Scene changes to downtown Seattle sitting on Interstate 5 in congested traffic your 850 hp Corvette starts talking to you again. You look in the rearview mirror and see nothing but miles of traffic behind you. Same scene in front of you and to your right, but to the left is a HOV lane. Freedom!! You yank the steering wheel to the left, punch the gas pedal and the 850 hp Corvette jumps to life; from the HOV lane cars to your right look like a picket fence. Exhilarating, but the flashing red and blue lights behind and the handcuffs brings you back to the human race.
Social and Economic Dilemma
With our mobile society we have created a social and economical dilemma. Socially, we want the freedom afforded and some of the challenges brought on by this mobility. We have agreed socially to abide by rules which are intended to keep up safe from our unbridled urges i.e., speed limits and zones, traffic control devices, etc. We have submitted to the idea that my freedoms end where your nose begins. In other words, I have no right to infringe on your wellbeing. I have no right to deprive you of life, liberty, and the pursuit of happiness. If I do, I have committed in the least a tort while in the extreme a criminal offense.
Economically, we have established laws and regulations which impose on us financial obligations when we fail to abide by these socially accepted mores. Legislation has codified financial minimums for meeting requirements of the law, and insurance companies have established premiums commensurate to minimums required with also optional amounts if a consumer desires to surpass minimums.
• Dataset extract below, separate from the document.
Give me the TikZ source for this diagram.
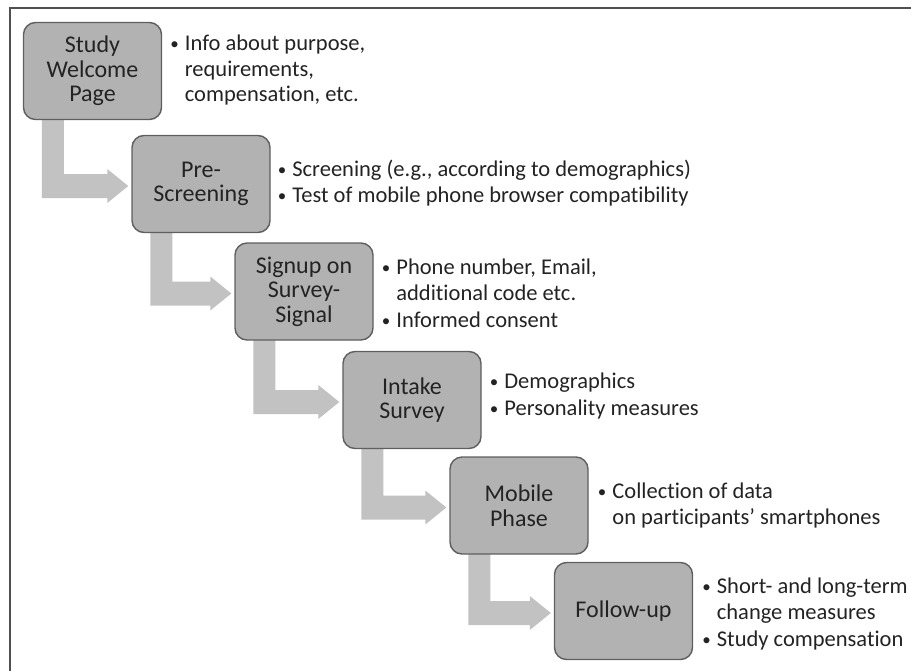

Cheapest Insurance Mentality
Here is where the social and economic dilemma of cheapest insurance mentality grind hard against each other.
The consumer seeing minimums meet the legal requirements and insurance companies vying for consumer dollars, aggressively advertising cheapest insurance, sets the bar way below the economic loss amounts occurring in real life.
The statistics quoted above show a huge disparity between most states’ minimums and the amounts actually incurred.
I can see why insurance companies still sell to minimums required by law because of competition, but I can’t see why legislatures which establish those minimums can remain complicit. If financial responsibility is required then it must have some blush of reality. It can’t just have a sideways glance to say the requirement is being met. Though not criminal or illegal, the states establishing these unrealistic minimums should be held complicit when a person becomes a paraplegic when injured by an uninsured or underinsured motorist. The family of that person should not have to bear the expense incurred when it was no fault of their own.
Conclusion
I am normally not in favor of government intervention, but when a person will not accept the consequences of his or her own action then someone who has authority to amend a problem needs to step forward and do it. Our legislators can go a long way of alleviating this social and economic issue by updating the minimums now required. Department of Insurance could play a major role in helping these elected officials determine what coverages are reasonable and equitable. If we have any social conscience then we need to pay a premium equal to the amount of potential injury we may cause. We cannot just expect someone else to pick up the slack for our ineptness.
In the meantime, you may not be able to change the purchasing habits of others, but you can protect yourself against an uninsured motorist or underinsured motorist by making sure your agent provides you with the options for purchasing those coverages, probably the best premium dollars you will ever spend. Drive and insure responsibly.